Task directions »
From the listing below, restate word for word the lines from the line containing "Write a web" down through the line containing "const yMem400 = [-200, -600];". Exclude pictures.

Data for this task »

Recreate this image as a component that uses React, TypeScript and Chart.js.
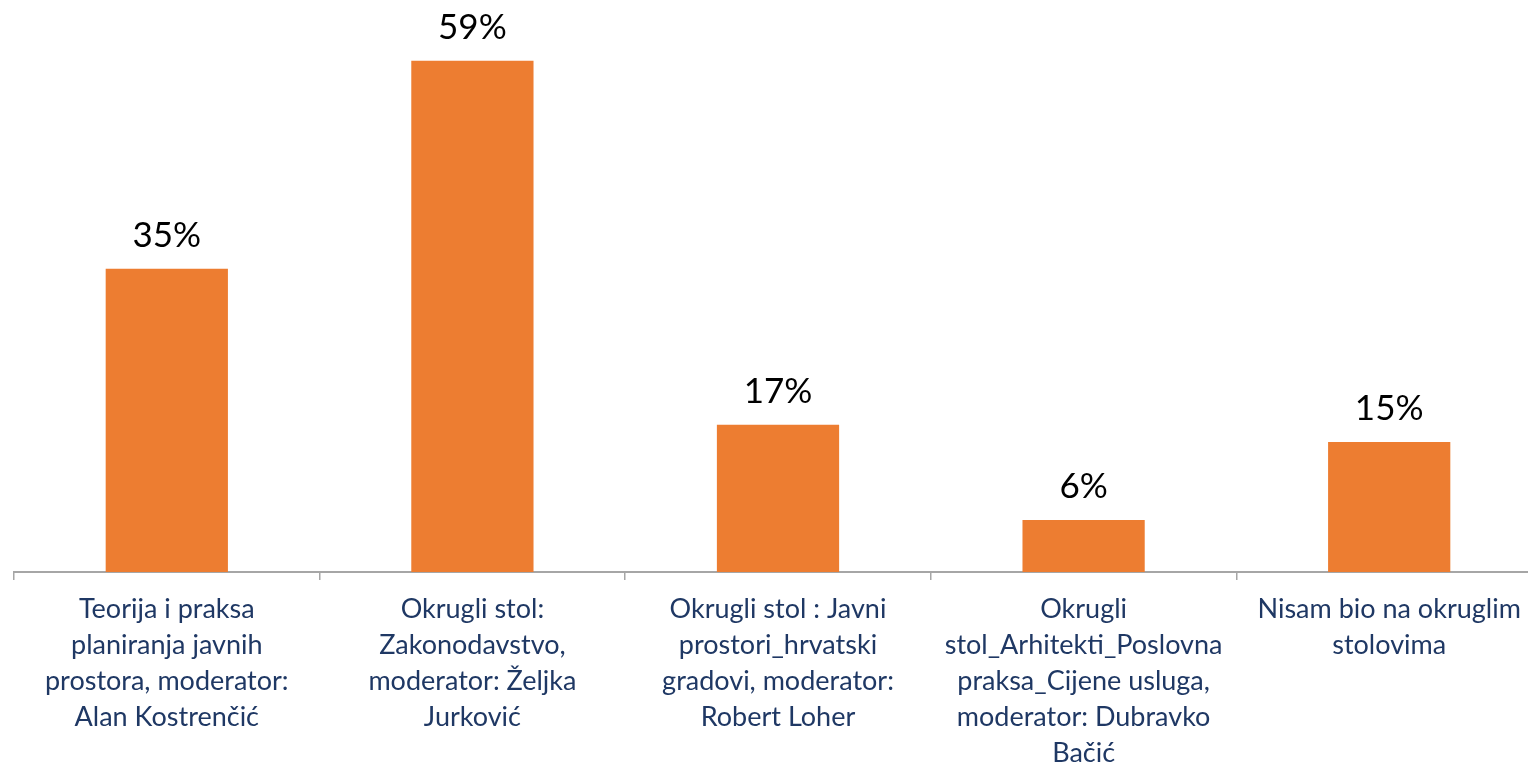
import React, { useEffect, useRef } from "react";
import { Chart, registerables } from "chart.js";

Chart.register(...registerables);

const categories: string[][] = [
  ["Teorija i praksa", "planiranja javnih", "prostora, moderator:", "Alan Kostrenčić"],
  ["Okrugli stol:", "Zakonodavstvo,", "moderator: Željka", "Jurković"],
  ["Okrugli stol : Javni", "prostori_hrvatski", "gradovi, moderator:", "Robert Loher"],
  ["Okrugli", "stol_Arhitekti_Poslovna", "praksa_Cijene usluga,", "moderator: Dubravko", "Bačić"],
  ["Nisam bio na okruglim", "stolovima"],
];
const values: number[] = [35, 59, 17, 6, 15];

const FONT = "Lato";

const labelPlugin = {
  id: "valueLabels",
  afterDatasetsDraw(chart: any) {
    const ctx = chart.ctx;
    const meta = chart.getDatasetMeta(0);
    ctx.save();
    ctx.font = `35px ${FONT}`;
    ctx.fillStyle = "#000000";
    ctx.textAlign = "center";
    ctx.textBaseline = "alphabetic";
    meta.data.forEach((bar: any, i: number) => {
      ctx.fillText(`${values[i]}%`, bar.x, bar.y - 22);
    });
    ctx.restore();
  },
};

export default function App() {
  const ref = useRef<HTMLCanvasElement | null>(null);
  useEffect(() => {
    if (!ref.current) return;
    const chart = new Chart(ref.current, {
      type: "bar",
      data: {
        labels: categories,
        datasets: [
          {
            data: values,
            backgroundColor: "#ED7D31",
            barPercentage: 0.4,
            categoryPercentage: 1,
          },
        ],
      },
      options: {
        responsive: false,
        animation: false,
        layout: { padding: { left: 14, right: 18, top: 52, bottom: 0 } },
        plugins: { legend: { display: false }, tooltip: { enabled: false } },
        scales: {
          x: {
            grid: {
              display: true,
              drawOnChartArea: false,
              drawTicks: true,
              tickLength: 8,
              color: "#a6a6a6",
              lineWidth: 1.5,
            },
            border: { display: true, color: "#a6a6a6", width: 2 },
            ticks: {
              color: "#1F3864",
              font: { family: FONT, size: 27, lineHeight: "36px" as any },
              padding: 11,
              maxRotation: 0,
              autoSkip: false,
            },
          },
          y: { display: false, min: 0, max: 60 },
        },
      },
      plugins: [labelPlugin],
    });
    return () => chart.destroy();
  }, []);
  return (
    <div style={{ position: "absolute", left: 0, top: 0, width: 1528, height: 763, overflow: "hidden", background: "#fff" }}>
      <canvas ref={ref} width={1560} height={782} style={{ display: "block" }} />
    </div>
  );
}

* * *

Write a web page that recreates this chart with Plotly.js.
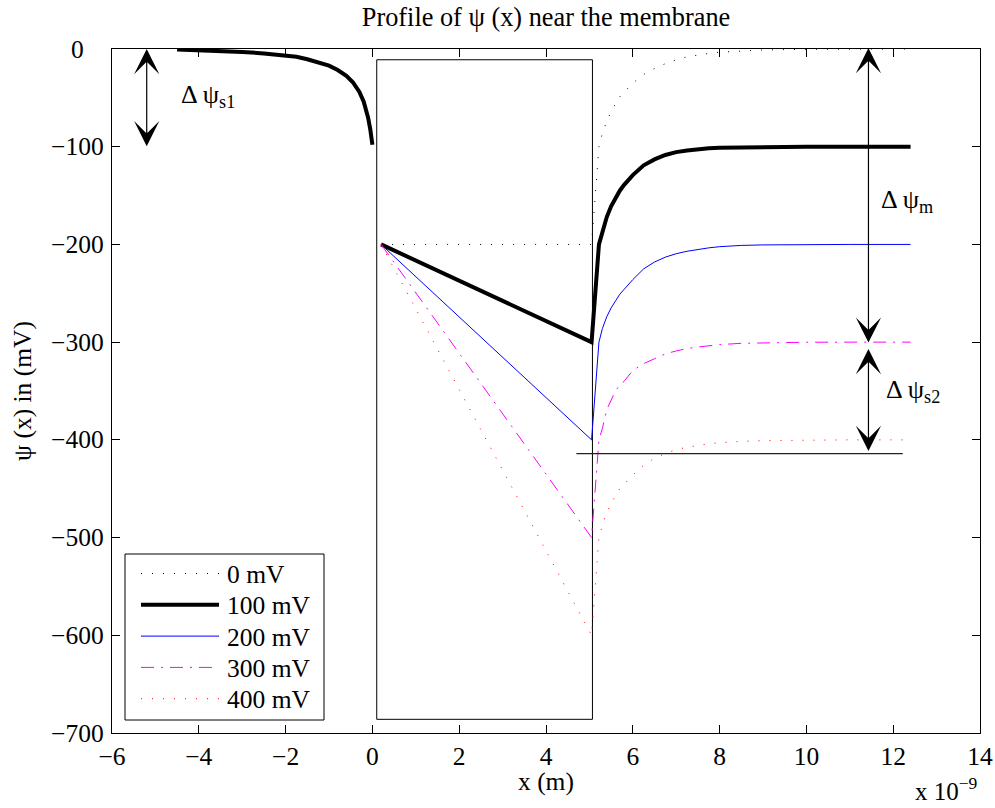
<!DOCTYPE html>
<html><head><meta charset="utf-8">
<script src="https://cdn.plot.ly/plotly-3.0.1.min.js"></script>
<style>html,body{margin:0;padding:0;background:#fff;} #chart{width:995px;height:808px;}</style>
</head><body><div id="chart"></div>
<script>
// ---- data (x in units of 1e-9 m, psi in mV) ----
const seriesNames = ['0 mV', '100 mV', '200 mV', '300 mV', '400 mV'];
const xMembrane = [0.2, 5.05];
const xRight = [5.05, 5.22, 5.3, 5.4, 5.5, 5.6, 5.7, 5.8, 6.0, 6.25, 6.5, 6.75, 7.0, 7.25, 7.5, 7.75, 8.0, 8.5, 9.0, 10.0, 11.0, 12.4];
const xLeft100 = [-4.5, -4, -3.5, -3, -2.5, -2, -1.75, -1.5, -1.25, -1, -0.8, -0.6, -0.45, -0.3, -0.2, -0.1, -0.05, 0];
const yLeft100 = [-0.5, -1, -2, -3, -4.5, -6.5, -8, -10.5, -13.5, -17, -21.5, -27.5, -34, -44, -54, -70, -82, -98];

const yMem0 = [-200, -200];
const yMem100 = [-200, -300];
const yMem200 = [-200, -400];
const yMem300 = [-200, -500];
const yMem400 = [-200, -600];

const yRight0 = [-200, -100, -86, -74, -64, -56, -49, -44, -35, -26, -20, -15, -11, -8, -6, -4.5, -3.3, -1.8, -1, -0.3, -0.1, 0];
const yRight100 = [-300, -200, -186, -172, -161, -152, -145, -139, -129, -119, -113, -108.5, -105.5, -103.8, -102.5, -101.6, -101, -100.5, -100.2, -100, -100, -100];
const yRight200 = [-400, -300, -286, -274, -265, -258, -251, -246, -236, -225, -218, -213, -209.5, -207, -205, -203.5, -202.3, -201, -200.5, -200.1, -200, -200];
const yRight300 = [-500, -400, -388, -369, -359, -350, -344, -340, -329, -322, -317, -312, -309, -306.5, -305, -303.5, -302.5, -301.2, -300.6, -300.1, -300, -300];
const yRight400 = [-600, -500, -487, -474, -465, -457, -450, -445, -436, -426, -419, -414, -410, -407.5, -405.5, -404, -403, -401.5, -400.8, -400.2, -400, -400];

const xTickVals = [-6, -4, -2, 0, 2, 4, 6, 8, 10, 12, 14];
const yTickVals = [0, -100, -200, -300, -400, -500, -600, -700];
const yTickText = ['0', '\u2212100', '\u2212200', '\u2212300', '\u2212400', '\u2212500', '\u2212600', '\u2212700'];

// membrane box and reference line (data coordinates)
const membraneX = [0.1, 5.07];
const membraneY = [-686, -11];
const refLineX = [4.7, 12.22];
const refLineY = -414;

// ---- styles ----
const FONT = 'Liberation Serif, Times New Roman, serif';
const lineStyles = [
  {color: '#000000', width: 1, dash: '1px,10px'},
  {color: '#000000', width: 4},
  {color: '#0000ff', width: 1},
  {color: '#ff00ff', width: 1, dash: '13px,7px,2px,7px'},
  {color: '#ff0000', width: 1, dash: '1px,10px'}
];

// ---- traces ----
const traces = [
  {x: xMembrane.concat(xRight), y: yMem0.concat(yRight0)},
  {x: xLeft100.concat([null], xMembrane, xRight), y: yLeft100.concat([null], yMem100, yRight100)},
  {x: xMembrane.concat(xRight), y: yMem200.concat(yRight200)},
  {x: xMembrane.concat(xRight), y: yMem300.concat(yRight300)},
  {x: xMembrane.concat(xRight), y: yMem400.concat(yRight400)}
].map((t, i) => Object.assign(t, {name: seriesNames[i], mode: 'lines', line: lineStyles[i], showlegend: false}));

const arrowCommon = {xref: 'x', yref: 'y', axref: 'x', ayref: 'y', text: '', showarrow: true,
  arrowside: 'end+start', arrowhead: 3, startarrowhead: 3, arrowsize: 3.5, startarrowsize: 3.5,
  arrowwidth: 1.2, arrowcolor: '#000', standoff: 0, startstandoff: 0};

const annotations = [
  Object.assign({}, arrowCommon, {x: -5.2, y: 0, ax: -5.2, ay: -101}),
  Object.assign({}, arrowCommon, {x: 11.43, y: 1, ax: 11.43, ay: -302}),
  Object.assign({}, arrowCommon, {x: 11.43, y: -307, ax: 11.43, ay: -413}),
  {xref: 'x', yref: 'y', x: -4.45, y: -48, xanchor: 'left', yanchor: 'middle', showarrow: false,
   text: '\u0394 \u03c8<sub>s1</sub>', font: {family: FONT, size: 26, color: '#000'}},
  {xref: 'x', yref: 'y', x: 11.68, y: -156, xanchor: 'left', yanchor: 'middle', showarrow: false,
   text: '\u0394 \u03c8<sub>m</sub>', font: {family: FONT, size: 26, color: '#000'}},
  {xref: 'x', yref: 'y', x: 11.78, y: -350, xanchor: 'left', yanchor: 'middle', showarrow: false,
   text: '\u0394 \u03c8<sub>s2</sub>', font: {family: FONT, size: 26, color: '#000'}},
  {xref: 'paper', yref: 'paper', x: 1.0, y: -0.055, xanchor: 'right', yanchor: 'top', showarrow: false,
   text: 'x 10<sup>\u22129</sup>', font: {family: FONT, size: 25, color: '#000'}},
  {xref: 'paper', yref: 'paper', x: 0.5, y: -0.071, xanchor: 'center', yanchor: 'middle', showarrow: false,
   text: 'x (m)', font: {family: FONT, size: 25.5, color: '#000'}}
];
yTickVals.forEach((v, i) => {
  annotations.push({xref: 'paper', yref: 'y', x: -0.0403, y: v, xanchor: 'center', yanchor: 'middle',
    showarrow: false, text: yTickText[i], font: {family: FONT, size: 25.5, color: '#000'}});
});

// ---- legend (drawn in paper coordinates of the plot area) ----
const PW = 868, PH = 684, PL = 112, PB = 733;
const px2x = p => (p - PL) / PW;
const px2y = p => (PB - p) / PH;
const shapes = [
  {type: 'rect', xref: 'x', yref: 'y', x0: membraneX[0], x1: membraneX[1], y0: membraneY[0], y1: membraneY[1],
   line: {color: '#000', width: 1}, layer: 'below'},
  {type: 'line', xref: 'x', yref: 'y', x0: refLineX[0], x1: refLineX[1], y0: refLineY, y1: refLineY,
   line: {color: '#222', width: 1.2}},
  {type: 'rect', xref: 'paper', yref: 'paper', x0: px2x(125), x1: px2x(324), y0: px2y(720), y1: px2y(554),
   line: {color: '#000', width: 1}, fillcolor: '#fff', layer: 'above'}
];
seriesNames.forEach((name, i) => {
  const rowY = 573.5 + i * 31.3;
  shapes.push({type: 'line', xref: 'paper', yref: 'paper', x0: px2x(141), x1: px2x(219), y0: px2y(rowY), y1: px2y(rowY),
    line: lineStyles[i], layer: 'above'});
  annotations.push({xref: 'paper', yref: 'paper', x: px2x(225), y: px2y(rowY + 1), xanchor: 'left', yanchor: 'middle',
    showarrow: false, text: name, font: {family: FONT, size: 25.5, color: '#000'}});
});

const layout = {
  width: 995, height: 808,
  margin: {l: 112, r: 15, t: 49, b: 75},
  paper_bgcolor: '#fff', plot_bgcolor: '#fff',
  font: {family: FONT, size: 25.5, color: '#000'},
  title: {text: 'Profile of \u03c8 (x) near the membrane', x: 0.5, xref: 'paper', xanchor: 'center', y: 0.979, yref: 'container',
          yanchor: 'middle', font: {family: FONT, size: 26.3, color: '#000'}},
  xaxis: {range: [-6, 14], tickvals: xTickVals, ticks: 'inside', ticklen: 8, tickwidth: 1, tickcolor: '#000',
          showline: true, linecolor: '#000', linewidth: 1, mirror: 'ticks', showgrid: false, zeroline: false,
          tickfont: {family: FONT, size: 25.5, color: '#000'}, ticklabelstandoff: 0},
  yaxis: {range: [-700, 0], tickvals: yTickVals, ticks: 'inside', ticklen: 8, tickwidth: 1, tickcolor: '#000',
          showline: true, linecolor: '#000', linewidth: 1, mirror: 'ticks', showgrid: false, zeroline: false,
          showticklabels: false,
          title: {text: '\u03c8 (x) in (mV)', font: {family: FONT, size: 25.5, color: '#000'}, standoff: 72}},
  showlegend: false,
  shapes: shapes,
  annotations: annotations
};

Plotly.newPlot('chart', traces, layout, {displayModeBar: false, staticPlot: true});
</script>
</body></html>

Answer in full »
Write a web page that recreates this chart with Plotly.js.
<!DOCTYPE html>
<html><head><meta charset="utf-8">
<script src="https://cdn.plot.ly/plotly-3.0.1.min.js"></script>
<style>html,body{margin:0;padding:0;background:#fff;} #chart{width:995px;height:808px;}</style>
</head><body><div id="chart"></div>
<script>
// ---- data (x in units of 1e-9 m, psi in mV) ----
const seriesNames = ['0 mV', '100 mV', '200 mV', '300 mV', '400 mV'];
const xMembrane = [0.2, 5.05];
const xRight = [5.05, 5.22, 5.3, 5.4, 5.5, 5.6, 5.7, 5.8, 6.0, 6.25, 6.5, 6.75, 7.0, 7.25, 7.5, 7.75, 8.0, 8.5, 9.0, 10.0, 11.0, 12.4];
const xLeft100 = [-4.5, -4, -3.5, -3, -2.5, -2, -1.75, -1.5, -1.25, -1, -0.8, -0.6, -0.45, -0.3, -0.2, -0.1, -0.05, 0];
const yLeft100 = [-0.5, -1, -2, -3, -4.5, -6.5, -8, -10.5, -13.5, -17, -21.5, -27.5, -34, -44, -54, -70, -82, -98];

const yMem0 = [-200, -200];
const yMem100 = [-200, -300];
const yMem200 = [-200, -400];
const yMem300 = [-200, -500];
const yMem400 = [-200, -600];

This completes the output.